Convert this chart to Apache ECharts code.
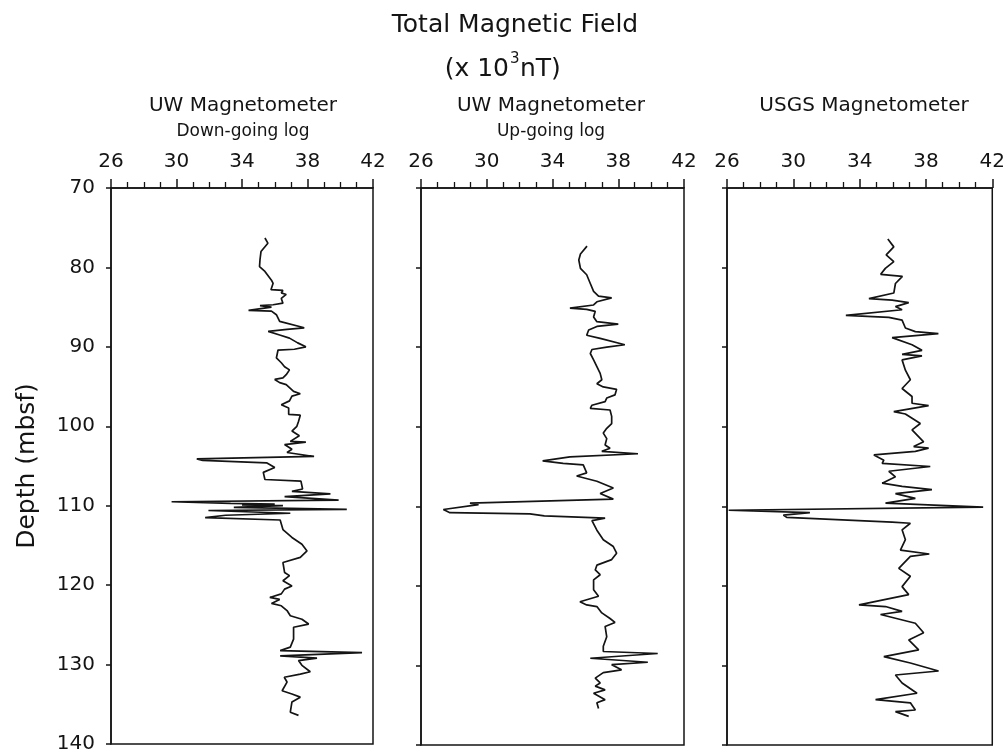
<!DOCTYPE html>
<html>
<head>
<meta charset="utf-8">
<script src="https://cdn.jsdelivr.net/npm/echarts@6/dist/echarts.min.js"></script>
<style>
  html, body { margin: 0; padding: 0; background: #fff; }
  #chart { width: 1008px; height: 754px; }
</style>
</head>
<body>
<div id="chart"></div>
<script>
// ---- data ----
const xTicks = [26, 30, 34, 38, 42];
const depthTicks = [70, 80, 90, 100, 110, 120, 130, 140];
const panelTitles = ['UW Magnetometer', 'UW Magnetometer', 'USGS Magnetometer'];
const panelSubtitles = ['Down-going log', 'Up-going log', ''];

// Panel 1: UW magnetometer, down-going log (depth mbsf, field x10^3 nT)
const depthDown = [76.3,76.95,78.0,79.0,79.9,80.5,81.6,82.0,82.8,82.9,83.2,83.4,83.9,84.5,84.7,84.8,85.0,85.4,85.5,85.95,86.8,87.6,87.8,88.05,88.5,88.9,89.5,90.0,90.3,90.4,91.4,92.0,92.5,92.9,93.5,93.9,94.1,94.5,94.75,95.6,95.9,96.2,96.8,97.3,97.7,98.5,98.6,99.4,100.0,100.6,101.2,101.9,102.0,102.3,102.9,103.3,103.8,104.1,104.3,104.6,105.2,105.8,106.7,106.9,107.9,108.2,108.5,108.86,109.3,109.5,109.7,109.8,109.9,110.0,110.2,110.45,110.6,110.95,111.2,111.5,111.8,113.0,114.0,114.85,115.7,116.5,117.15,118.4,118.8,119.45,120.1,120.5,121.1,121.55,121.8,122.3,122.6,123.2,123.85,124.3,124.9,125.3,126.8,127.8,128.25,128.5,128.9,129.2,129.5,130.1,130.9,131.2,131.6,132.2,133.3,133.7,134.1,134.7,136.0,136.4];
const fieldDown = [35.4,35.58,35.16,35.1,35.07,35.4,35.8,35.9,35.77,36.5,36.4,36.7,36.4,36.5,35.9,35.1,35.8,34.4,35.8,36.1,36.3,37.8,36.75,35.6,36.3,36.9,37.4,37.9,37.2,36.2,36.1,36.4,36.6,36.9,36.7,36.5,36.0,36.3,36.7,37.15,37.56,37.05,36.9,36.4,36.85,36.85,37.56,37.45,37.35,37.05,37.5,36.95,37.9,36.6,37.05,36.75,38.4,31.24,31.6,35.5,36.0,35.3,35.4,37.6,37.7,37.05,39.4,36.6,39.9,29.7,33.3,36.0,34.0,36.5,33.5,40.4,31.95,36.95,33.0,31.75,36.33,36.5,37.05,37.66,37.97,37.56,36.5,36.6,36.9,36.5,37.05,36.6,36.4,35.7,36.3,35.8,36.4,36.75,36.95,37.66,38.07,37.15,37.15,36.95,36.33,41.33,36.33,38.58,37.45,37.66,38.17,37.56,36.58,36.75,36.45,37.05,37.56,37.05,36.95,37.45];

// Panel 2: UW magnetometer, up-going log
const depthUp = [77.3,78.3,79.05,80.1,80.9,82.0,83.0,83.6,83.8,84.3,84.7,85.1,85.25,85.5,86.2,86.8,87.1,87.4,87.85,88.5,88.9,89.7,90.0,90.3,90.8,91.6,92.45,93.3,94.1,94.6,95.0,95.3,96.0,96.4,96.85,97.3,97.7,97.9,98.7,99.6,100.2,100.8,101.5,102.3,102.7,103.1,103.4,103.8,104.3,104.6,104.8,105.8,106.2,106.85,107.7,108.4,109.1,109.6,109.8,110.4,110.8,110.95,111.2,111.5,111.8,113.0,114.2,115.06,115.9,116.7,117.4,118.0,118.6,119.25,120.5,121.3,122.0,122.4,122.6,123.4,124.1,124.6,125.1,126.4,127.6,128.25,128.5,129.1,129.6,129.9,130.55,130.9,131.6,132.2,132.6,133.07,133.5,134.3,134.7,135.4];
const fieldUp = [36.1,35.7,35.6,35.7,36.08,36.3,36.5,36.8,37.6,36.7,36.5,35.06,36.08,36.6,36.5,36.7,38.0,36.7,36.2,36.08,36.9,38.4,37.3,36.4,36.3,36.5,36.7,36.9,37.0,36.7,37.09,37.9,37.8,37.3,37.2,36.4,36.3,37.5,37.6,37.6,37.3,37.09,37.3,37.2,37.5,37.0,39.2,35.06,33.4,34.65,35.87,36.08,35.47,36.7,37.7,36.9,37.7,28.98,29.5,27.36,27.76,32.63,33.5,37.2,36.4,36.7,37.09,37.7,37.9,37.6,36.7,36.6,36.9,36.5,36.5,36.8,35.67,36.08,36.7,37.0,37.5,37.8,37.2,37.3,37.09,37.09,40.4,36.3,39.8,37.6,38.2,37.09,36.6,36.9,36.6,37.2,36.5,37.2,36.7,36.8];

// Panel 3: USGS magnetometer
const depthUSGS = [76.4,77.4,78.4,79.25,80.1,80.85,81.1,82.0,83.2,83.9,84.1,84.4,84.9,85.3,86.0,86.25,86.6,87.6,88.05,88.3,88.8,89.7,90.4,90.9,91.1,91.6,92.9,94.1,95.2,96.2,97.05,97.35,98.1,98.4,99.6,100.4,101.9,102.5,102.7,103.1,103.55,104.2,104.6,105.0,105.6,106.3,107.1,107.5,107.9,108.4,109.0,109.6,110.1,110.5,110.8,111.1,111.4,112.0,112.13,112.96,114.2,115.5,116.0,116.3,117.8,118.8,120.1,121.1,122.4,122.6,123.2,123.6,124.7,125.9,126.8,128.05,128.9,129.7,130.7,131.2,132.2,133.5,134.3,134.7,135.6,135.8,136.4];
const fieldUSGS = [35.7,36.06,35.6,36.06,35.55,35.27,36.58,36.16,36.06,34.56,35.96,36.96,36.16,36.56,33.17,35.76,36.56,36.76,37.36,38.75,35.96,37.16,37.76,36.56,37.76,36.56,36.76,37.06,36.56,37.16,37.16,38.16,36.06,36.76,37.66,37.16,37.86,37.26,38.16,37.36,34.86,35.46,35.36,38.26,35.76,36.16,35.36,36.56,38.36,36.16,37.36,35.56,41.45,26.1,31.0,29.4,29.6,35.96,37.06,36.56,36.76,36.46,38.2,37.06,36.36,37.06,36.56,36.96,33.96,35.56,36.56,35.26,37.36,37.86,36.96,37.56,35.46,37.06,38.76,36.16,36.56,37.46,34.96,37.06,37.36,36.16,36.96];

// ---- layout ----
const FONT = 'DejaVu Sans';
const INK = '#141414';
const panels = [
  { left: 111, width: 262, depth: depthDown, field: fieldDown, cx: 243 },
  { left: 421, width: 263, depth: depthUp, field: fieldUp, cx: 551 },
  { left: 727, width: 267, depth: depthUSGS, field: fieldUSGS, cx: 864 }
];
const TOP = 188, HEIGHT = 557;

const grids = [], xAxes = [], yAxes = [], series = [];
panels.forEach((p, i) => {
  grids.push({ left: p.left, width: p.width, top: TOP, height: HEIGHT, show: true,
    borderColor: INK, borderWidth: 1.5, backgroundColor: 'transparent', containLabel: false });
  xAxes.push({
    type: 'value', gridIndex: i, position: 'top',
    min: xTicks[0], max: xTicks[xTicks.length - 1], interval: xTicks[1] - xTicks[0],
    axisLine: { show: true, lineStyle: { color: INK, width: 1.5 } },
    axisTick: { show: true, length: 9, lineStyle: { color: INK, width: 1.5 } },
    minorTick: { show: true, splitNumber: 4, length: 6, lineStyle: { color: INK, width: 1.3 } },
    splitLine: { show: false },
    axisLabel: { show: true, fontSize: 20, color: INK, fontFamily: FONT, margin: 16,
      showMinLabel: true, showMaxLabel: true }
  });
  yAxes.push({
    type: 'value', gridIndex: i, inverse: true,
    min: depthTicks[0], max: depthTicks[depthTicks.length - 1], interval: depthTicks[1] - depthTicks[0],
    axisLine: { show: true, lineStyle: { color: INK, width: 1.5 } },
    axisTick: { show: true, length: 5, lineStyle: { color: INK, width: 1.5 } },
    splitLine: { show: false },
    axisLabel: { show: i === 0, fontSize: 20, color: INK, fontFamily: FONT, margin: 16 },
    name: i === 0 ? 'Depth (mbsf)' : '',
    nameLocation: 'middle', nameGap: 71,
    nameTextStyle: { fontSize: 25, color: INK, fontFamily: FONT }
  });
  series.push({
    type: 'line', xAxisIndex: i, yAxisIndex: i,
    data: p.depth.map((d, k) => [p.field[k], d]),
    showSymbol: false, symbol: 'none', smooth: false,
    lineStyle: { color: INK, width: 1.7 },
    animation: false
  });
});

const graphics = [
  { type: 'text', x: 515, y: 25, style: { text: 'Total Magnetic Field', fontSize: 25, fontFamily: FONT, fill: INK, textAlign: 'center', textVerticalAlign: 'middle' } },
  { type: 'text', x: 509, y: 69, style: { text: '(x 10', fontSize: 25, fontFamily: FONT, fill: INK, textAlign: 'right', textVerticalAlign: 'middle' } },
  { type: 'text', x: 510, y: 59, style: { text: '3', fontSize: 15, fontFamily: FONT, fill: INK, textAlign: 'left', textVerticalAlign: 'middle' } },
  { type: 'text', x: 520, y: 69, style: { text: 'nT)', fontSize: 25, fontFamily: FONT, fill: INK, textAlign: 'left', textVerticalAlign: 'middle' } }
];
panels.forEach((p, i) => {
  graphics.push({ type: 'text', x: p.cx, y: 106, style: { text: panelTitles[i], fontSize: 20, fontFamily: FONT, fill: INK, textAlign: 'center', textVerticalAlign: 'middle' } });
  if (panelSubtitles[i]) {
    graphics.push({ type: 'text', x: p.cx, y: 132, style: { text: panelSubtitles[i], fontSize: 17, fontFamily: FONT, fill: INK, textAlign: 'center', textVerticalAlign: 'middle' } });
  }
});

const chart = echarts.init(document.getElementById('chart'));
chart.setOption({
  animation: false,
  backgroundColor: '#ffffff',
  grid: grids,
  xAxis: xAxes,
  yAxis: yAxes,
  series: series,
  graphic: graphics
});
</script>
</body>
</html>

+--

» Challenge: Look at the listing and set down only the lines from its start through the line with "const panelSubtitles = ['Down-going", word for word and without pictures.

» Reply:
Convert this chart to Apache ECharts code.
<!DOCTYPE html>
<html>
<head>
<meta charset="utf-8">
<script src="https://cdn.jsdelivr.net/npm/echarts@6/dist/echarts.min.js"></script>
<style>
  html, body { margin: 0; padding: 0; background: #fff; }
  #chart { width: 1008px; height: 754px; }
</style>
</head>
<body>
<div id="chart"></div>
<script>
// ---- data ----
const xTicks = [26, 30, 34, 38, 42];
const depthTicks = [70, 80, 90, 100, 110, 120, 130, 140];
const panelTitles = ['UW Magnetometer', 'UW Magnetometer', 'USGS Magnetometer'];
const panelSubtitles = ['Down-going log', 'Up-going log', ''];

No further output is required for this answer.